Chicken Every Sunday (1949)
Made after a book which can still be found in print (at least the book was good), this movie is a convoluted, drawn-out, syrupy mush that does not entertain. It only frustrates.
One good thing is that it has Alan Young, one of my favorite actors, but he’s stuck in this horrible, lily-livered role that has him meowing and crying his way through the movie, and it’s just sad.
Individually speaking, the actors are good. They’re talented, they can play good parts when they get them — but this movie’s script doesn’t have a single good part in it. It just plain sucks. Stay away from it. Did I mention it’s long and you’ll be sorry if you’ll watch it?
Platinum Blonde (1931)
This is one of Frank Capra’s earlier movies. Any movie by Frank Capra ought to be good, right? WRONG. This movie is a real stinker. The direction is off. The dialogue is slow. The editing sucks. The script is pathetic. There are long, dead pauses, and the chemistry between the actors is non-existent.
As if that’s not bad enough, the movie’s principal roles were miscast. We have Jean Harlow playing the part of an aristocrat. Excuse me? JH?! A platinum blonde best suited for the more tawdry, tough roles, playing an innocent, educated, mannered, high class lady?! That’s a riot… Every move Harlow makes is a verdict against the part she’s playing. Every sway of her hip convicts her, calls her a liar. She simply wasn’t made for that role. It’s the antithesis of her.
Then we’ve got some dude I’ve never seen before in the principal role. Who he is, I don’t know, and I don’t really want to know. He’s not likable, and he’s not meant for principal roles, end of story.
The movie’s saving grace is Loretta Young, who’s stuck as Gallagher, the office girl men see as one of them, until the dude in the principal part gets things right in the last scene. You’ve got to be kidding me… Loretta Young is NOT a man and you can’t look at her that way. Frank Capra was cuckoo to cast her in that part, sorry — although she made the best of it and was the one shining actor in the whole movie.
How can I put it? This movie stinks. Don’t watch it.
Second Chorus (1941)
Here we’ve got another example of a movie that should have been good, but it’s most definitely NOT. You’d have to get a really crappy writer and director to mess up a movie with Fred Astaire and Paulette Goddard. Guess what? They found both “geniuses” for this movie.
The plot is just pathetic. Two guys fight for the affections of one girl. Should be good, under the right circumstances, but it’s horribly complicated, and the plot devices are terrible and amateurish, the sort of stuff that made me cringe. The writing, the lines: yuck.

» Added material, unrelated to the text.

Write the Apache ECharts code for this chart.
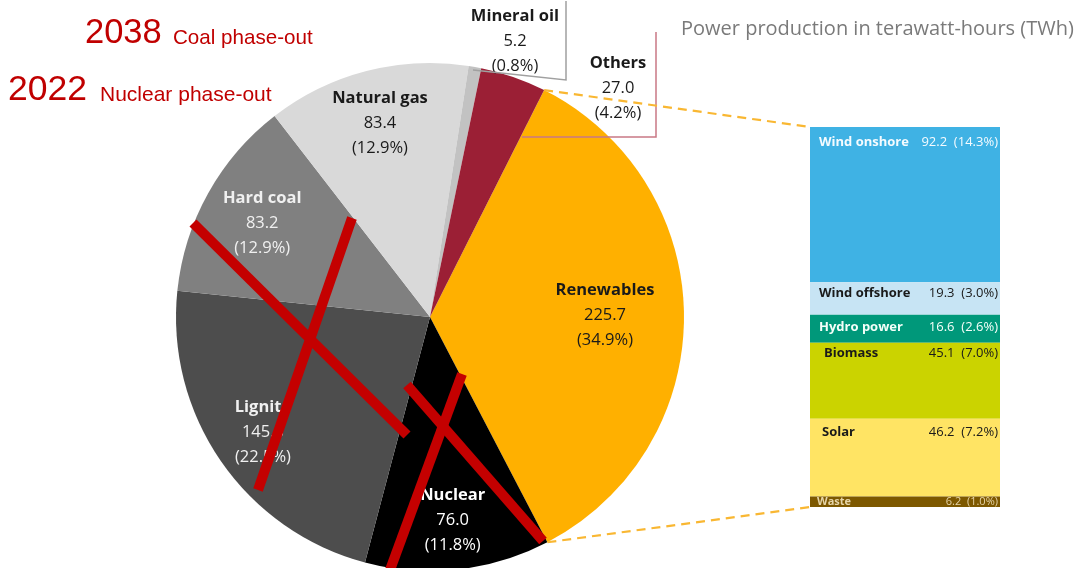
<!DOCTYPE html>
<html><head><meta charset="utf-8">
<script src="https://cdn.jsdelivr.net/npm/echarts@6/dist/echarts.min.js"></script>
<style>html,body{margin:0;padding:0;background:#fff}#c{width:1083px;height:568px}</style>
</head><body><div id="c"></div>
<script>
// ---- data ----
const pieNames = ['Renewables', 'Nuclear', 'Lignite', 'Hard coal', 'Natural gas', 'Mineral oil', 'Others'];
const pieValues = [225.7, 76.0, 145.5, 83.2, 83.4, 5.2, 27.0];
const renewNames = ['Wind onshore', 'Wind offshore', 'Hydro power', 'Biomass', 'Solar', 'Waste'];
const renewValues = [92.2, 19.3, 16.6, 45.1, 46.2, 6.2];
const titleText = 'Power production in terawatt-hours (TWh)';
const phaseYears = ['2038', '2022'];
const phaseTexts = ['Coal phase-out', 'Nuclear phase-out'];

// ---- styles ----
const pieColors = ['#FFB000', '#000000', '#4d4d4d', '#808080', '#d9d9d9', '#c2c2c2', '#9b1f35'];
const pieLabelColors = ['#1a1a1a', '#ffffff', '#f0f0f0', '#f0f0f0', '#1a1a1a', '#1a1a1a', '#1a1a1a'];
const renewColors = ['#3fb2e4', '#c7e4f4', '#00987a', '#cbd300', '#ffe464', '#7d5800'];
const renewLabelColors = ['#f4fbff', '#1a1a1a', '#f4fff9', '#1a1a1a', '#1a1a1a', '#e6d5a8'];
const renewLabelPos = [[9, 8], [9, 3], [9, 5], [14, 3], [12, 6], [7, -1]];
const FONT = '"Open Sans", sans-serif';

const CX = 430, CY = 317, R = 254, START = 63.3;
const GRID = {left: 810, top: 127, width: 190, height: 380};

const total = pieValues.reduce((a, b) => a + b, 0);
const rTotal = renewValues.reduce((a, b) => a + b, 0);
const pct = v => (v / total * 100).toFixed(1);

// slice angles (deg, counter-clockwise from 3 o'clock), drawn clockwise
const starts = [], ends = [];
{ let a = START; pieValues.forEach(v => { starts.push(a); a -= 360 * v / total; ends.push(a); }); }
const labelRadius = [175, 205, 203, 192, 200];
const outsideLabel = {5: [515, 41], 6: [618, 88]};
const labelPos = pieValues.map((v, i) => {
  if (outsideLabel[i]) return outsideLabel[i];
  const m = (starts[i] + ends[i]) / 2 * Math.PI / 180;
  return [CX + labelRadius[i] * Math.cos(m), CY - labelRadius[i] * Math.sin(m)];
});
const edge = deg => [CX + R * Math.cos(deg * Math.PI / 180), CY - R * Math.sin(deg * Math.PI / 180)];
const pA = edge(starts[0]), pB = edge(ends[0]);

const chart = echarts.init(document.getElementById('c'), null, {renderer: 'canvas'});

const redX = [
  [193, 223, 407, 435], [352, 218, 258, 490],
  [407, 385, 543, 541], [462, 374, 390, 570]
];

chart.setOption({
  animation: false,
  backgroundColor: '#ffffff',
  grid: Object.assign({containLabel: false}, GRID),
  xAxis: {type: 'category', data: ['Renewables'], show: false},
  yAxis: {type: 'value', min: 0, max: rTotal, inverse: true, show: false},
  series: [
    {
      type: 'pie',
      center: [CX, CY],
      radius: [0, R],
      startAngle: START,
      clockwise: true,
      avoidLabelOverlap: false,
      silent: true,
      z: 2,
      labelLine: {show: false},
      label: {
        show: true,
        position: 'inside',
        textBorderWidth: 0,
        formatter: p => `{n|${p.name}}\n{v|${p.value.toFixed(1)}}\n{v|(${pct(p.value)}%)}`,
        rich: {
          n: {fontFamily: FONT, fontWeight: 'bold', fontSize: 16.5, lineHeight: 25},
          v: {fontFamily: FONT, fontSize: 16.5, lineHeight: 25}
        }
      },
      labelLayout: p => ({x: labelPos[p.dataIndex][0], y: labelPos[p.dataIndex][1], align: 'center', verticalAlign: 'middle'}),
      data: pieNames.map((n, i) => ({
        name: n, value: pieValues[i],
        itemStyle: {color: pieColors[i]},
        label: {color: pieLabelColors[i]}
      }))
    },
    ...renewNames.map((n, i) => ({
      type: 'bar',
      name: n,
      stack: 'ren',
      barWidth: '100%',
      silent: true,
      itemStyle: {color: renewColors[i]},
      label: {
        show: true,
        position: renewLabelPos[i],
        color: renewLabelColors[i],
        formatter: () => `{n|${n}}{v|${renewValues[i].toFixed(1)}  (${pct(renewValues[i])}%)}`,
        rich: {
          n: {fontFamily: FONT, fontWeight: 'bold', fontSize: i === 5 ? 11 : 13, width: 179 - 80 - (renewLabelPos[i][0] - 9), lineHeight: i === 5 ? 12 : 15},
          v: {fontFamily: FONT, fontSize: i === 5 ? 11 : 13, width: 80, align: 'right', lineHeight: i === 5 ? 12 : 15}
        }
      },
      data: [renewValues[i]]
    }))
  ],
  graphic: [
    {type: 'text', z: 100, style: {text: titleText, x: 681, y: 29, fill: '#7a7a7a', font: '20px "Open Sans"', verticalAlign: 'middle'}},
    {type: 'text', z: 100, style: {text: phaseYears[0], x: 85, y: 33.5, fill: '#c00000', font: '34.5px "Liberation Sans"', verticalAlign: 'middle'}},
    {type: 'text', z: 100, style: {text: phaseTexts[0], x: 173, y: 38.5, fill: '#c00000', font: '20.6px "Liberation Sans"', verticalAlign: 'middle'}},
    {type: 'text', z: 100, style: {text: phaseYears[1], x: 8, y: 90, fill: '#c00000', font: '35.5px "Liberation Sans"', verticalAlign: 'middle'}},
    {type: 'text', z: 100, style: {text: phaseTexts[1], x: 100, y: 95.5, fill: '#c00000', font: '21px "Liberation Sans"', verticalAlign: 'middle'}},
    // callout boxes
    {type: 'polyline', z: 50, shape: {points: [[473, 70], [566, 80], [566, 1]]}, style: {stroke: '#a0a0a0', lineWidth: 1.5, fill: null}},
    {type: 'polyline', z: 50, shape: {points: [[522, 137], [656, 137], [656, 32]]}, style: {stroke: '#c97885', lineWidth: 1.5, fill: null}},
    // connectors
    {type: 'line', z: 50, shape: {x1: pA[0], y1: pA[1], x2: GRID.left, y2: GRID.top}, style: {stroke: '#f9b732', lineWidth: 2.2, lineDash: [9, 6]}},
    {type: 'line', z: 50, shape: {x1: pB[0], y1: pB[1], x2: GRID.left, y2: GRID.top + GRID.height}, style: {stroke: '#f9b732', lineWidth: 2.2, lineDash: [9, 6]}},
    // red crosses
    ...redX.map(l => ({type: 'line', z: 100, shape: {x1: l[0], y1: l[1], x2: l[2], y2: l[3]}, style: {stroke: '#c40000', lineWidth: 10}}))
  ]
});
</script></body></html>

You know who else is in this movie? Rocky’s trainer — Burgess Meredith. He looks pretty much the same in 1941 as he did in 1976 for Rocky, and for the sequels. He was like George Burns. Looked old from his youth. And he’s unlikable in this movie.
There’s one scene that’s good in this movie, and it’s when Fred and Paulette dance together. Why couldn’t they do more of that throughout the movie? Why did they stick Fred Astaire, a dancing man, in a trumpet player role? Why do they have him trying to conduct an orchestra while dancing and playing the trumpet?
The movie is full of hair-pulling questions like these. It made me want to get a bunch of rotten tomatoes and start throwing them at the director and the other people responsible for making this idiotic waste of time.